Remember that when you graduate and enter the job market, nobody really knows who you are. Not only must you introduce yourself to the marketplace, you must be remembered to stand out.
After countless interviews, the person who gets the job is the person who the company remembers. There are many points in the process when you will have a chance to stand out from your competition. Your resumé is most often the first point of contact with a potential employer. How will they choose you versus the others?
It starts with your resumé.
If there was a perfect resumé or a perfect template for a resumé everyone would have a perfect resumé but obviously there isn’t. The main reason for this is that everyone is different. So then, why would you use the same words as everyone else on your resumé if you wanted to stand out and be remembered.

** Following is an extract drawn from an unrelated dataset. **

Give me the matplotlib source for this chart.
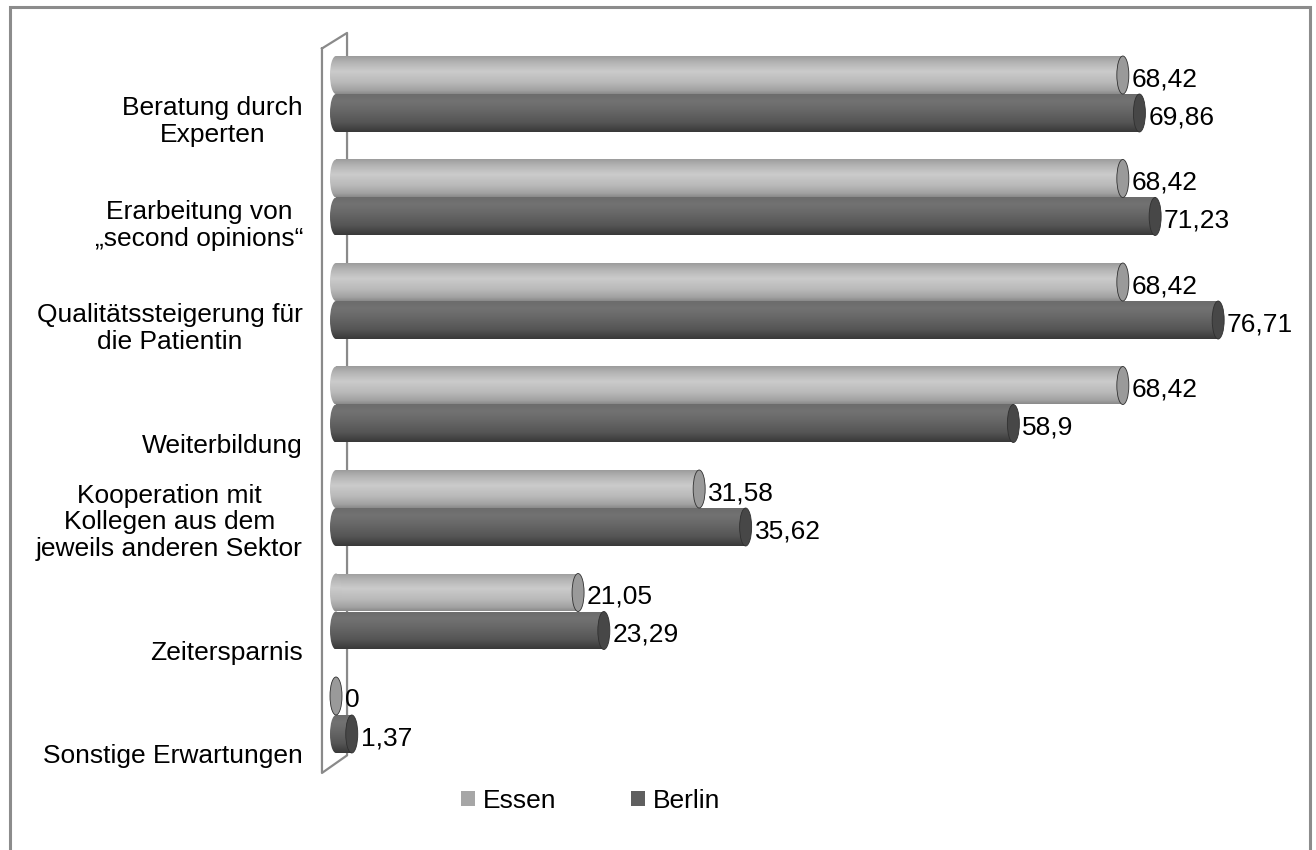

Clichés like ‘detailed-oriented’ or ‘good communication skills’ in absence of context are meaningless and in no way make your resumé and you different from all the other candidates and resumés an employer will see.

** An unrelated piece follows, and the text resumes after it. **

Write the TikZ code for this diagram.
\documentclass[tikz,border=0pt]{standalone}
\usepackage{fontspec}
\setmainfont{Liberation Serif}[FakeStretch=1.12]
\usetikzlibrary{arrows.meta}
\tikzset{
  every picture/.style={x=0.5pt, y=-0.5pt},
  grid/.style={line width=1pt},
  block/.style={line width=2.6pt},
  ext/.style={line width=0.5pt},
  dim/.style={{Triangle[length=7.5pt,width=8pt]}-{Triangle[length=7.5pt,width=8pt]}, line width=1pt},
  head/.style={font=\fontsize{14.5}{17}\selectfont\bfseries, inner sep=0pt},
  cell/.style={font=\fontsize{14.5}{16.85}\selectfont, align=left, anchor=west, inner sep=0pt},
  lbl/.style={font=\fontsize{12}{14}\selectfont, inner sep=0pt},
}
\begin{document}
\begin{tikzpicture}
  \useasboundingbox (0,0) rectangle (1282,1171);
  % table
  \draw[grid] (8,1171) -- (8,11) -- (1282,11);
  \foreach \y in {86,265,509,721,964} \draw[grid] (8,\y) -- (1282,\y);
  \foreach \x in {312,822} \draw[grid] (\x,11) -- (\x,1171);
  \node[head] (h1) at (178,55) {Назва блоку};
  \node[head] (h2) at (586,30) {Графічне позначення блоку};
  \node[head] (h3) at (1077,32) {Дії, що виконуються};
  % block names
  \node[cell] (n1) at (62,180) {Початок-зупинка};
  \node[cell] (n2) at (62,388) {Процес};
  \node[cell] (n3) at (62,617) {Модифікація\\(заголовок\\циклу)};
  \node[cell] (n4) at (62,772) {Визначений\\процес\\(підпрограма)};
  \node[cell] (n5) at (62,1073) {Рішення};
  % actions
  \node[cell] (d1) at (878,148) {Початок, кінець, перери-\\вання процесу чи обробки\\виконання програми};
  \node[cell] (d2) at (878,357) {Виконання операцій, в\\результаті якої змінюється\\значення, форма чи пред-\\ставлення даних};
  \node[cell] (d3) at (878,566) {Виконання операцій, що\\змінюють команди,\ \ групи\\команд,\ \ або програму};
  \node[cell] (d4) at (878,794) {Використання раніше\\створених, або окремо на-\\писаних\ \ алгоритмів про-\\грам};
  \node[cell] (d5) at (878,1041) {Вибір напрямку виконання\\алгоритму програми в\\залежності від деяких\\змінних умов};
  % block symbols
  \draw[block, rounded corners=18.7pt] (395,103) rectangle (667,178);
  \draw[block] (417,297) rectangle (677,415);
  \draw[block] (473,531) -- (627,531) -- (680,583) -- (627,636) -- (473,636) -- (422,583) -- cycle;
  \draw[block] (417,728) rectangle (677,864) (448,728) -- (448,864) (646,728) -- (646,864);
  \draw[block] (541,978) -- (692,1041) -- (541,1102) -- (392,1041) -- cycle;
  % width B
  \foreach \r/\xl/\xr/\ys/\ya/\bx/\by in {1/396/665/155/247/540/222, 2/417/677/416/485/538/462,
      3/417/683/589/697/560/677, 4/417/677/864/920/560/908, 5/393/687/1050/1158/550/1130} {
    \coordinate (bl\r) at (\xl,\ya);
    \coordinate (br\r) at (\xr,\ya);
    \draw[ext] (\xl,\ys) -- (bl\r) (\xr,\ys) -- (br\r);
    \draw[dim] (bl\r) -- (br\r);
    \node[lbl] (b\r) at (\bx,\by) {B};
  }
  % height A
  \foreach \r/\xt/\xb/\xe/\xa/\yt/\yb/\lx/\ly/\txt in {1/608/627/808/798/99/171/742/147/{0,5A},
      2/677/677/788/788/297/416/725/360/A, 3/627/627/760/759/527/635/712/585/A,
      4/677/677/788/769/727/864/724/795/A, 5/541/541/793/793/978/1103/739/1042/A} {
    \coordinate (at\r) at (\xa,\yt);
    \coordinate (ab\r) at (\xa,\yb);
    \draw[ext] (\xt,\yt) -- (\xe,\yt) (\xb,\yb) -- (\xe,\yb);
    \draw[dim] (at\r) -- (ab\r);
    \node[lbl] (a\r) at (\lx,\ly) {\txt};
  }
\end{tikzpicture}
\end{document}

If you write a boring resumé you will come off as boring and give the employer little reason to want to meet with you.
Remember, the real purpose of the resumé is to get an interview so you must give the employer a good reason to want to meet you. You do this by citing examples of your ‘attention to detail,’ or your ‘communication skills’ in context with previous jobs, part-time, summer or intern employment.
An excellent way to do this is to list the ‘Skills Learned’ after every job experience on your resumé.
What you learn from your past experience is what you bring to the job. Convince the employer you have these skills by giving examples. You will stand out and increase your chances of getting the interview because most graduates won’t write their resumé in this way.